Społeczność Ożarowa czyni starania aby uchodźcy z Ukrainy, którzy znaleźli schronienie na terenie ich gminy, mieli choć chwilę normalnego życia, bez odgłosów spadających bomb i obawy o życie własne i najbliższych. Miejsko – Gminny Ośrodek Kultury „przyjął pod swój dach” Annę plastyczkę z Charkowa, a Alit dwóch piłkarzy z 2. ligi ukraińskiej.
Patrycja Sus-Lutyńska, plastyk z Miejsko – Gminnego Ośrodka Kultury w Ożarowie jest dumna, że może pomóc Annie odnaleźć się po wojennej traumie i ucieczce z Charkowa. Podkreśla, że zajęcia z udziałem gościa z Ukrainy są ciekawsze.
Anna w Charkowie pracowała z dziećmi oraz organizowała wystawy lalek i obrazów.

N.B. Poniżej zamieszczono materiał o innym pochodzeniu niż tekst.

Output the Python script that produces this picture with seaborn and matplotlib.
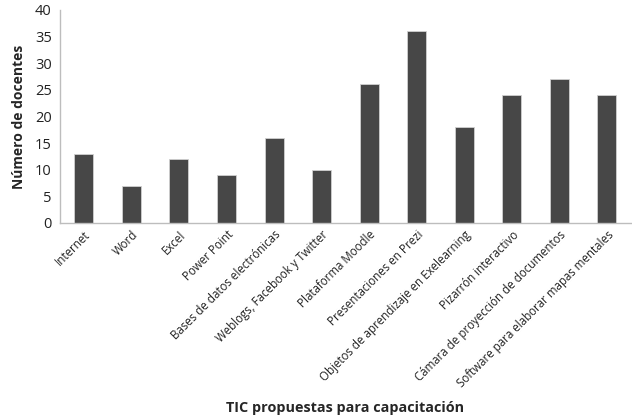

Współprowadzenie zajęć plastycznych w ożarowskim ośrodku kultury to dla niej forma terapii, oderwanie się od ponurej, wojennej rzeczywistości. Anna od momentu przyjazdu do Polski odczuwa, że to nie ona, a ktoś inny przeżywa to wszystko.
Plastyczka z Ukrainy w Ożarowie czuje się bezpiecznie. Podkreśla, że mimo innej mentalności i bariery językowej jest zszokowana piękną postawą społeczeństwa polskiego wobec uchodźców z kraju.
Podobnie zrobił Alit Ożarów. Klub umożliwił treningi i grę w swoim zespole dwóm uchodźcom z Ukrainy. Do seniorów Alitu dołączyli: 18 letnie obrońca Metalista 1925 Charków (2. liga ukraińska) Bohdan Kryvolapov oraz Dmytro Oliynyk. Ten 29 –letni pomocnik, mogący grać także jako napastnik ostatnio występował w Obolonie, klubie drugoligowym.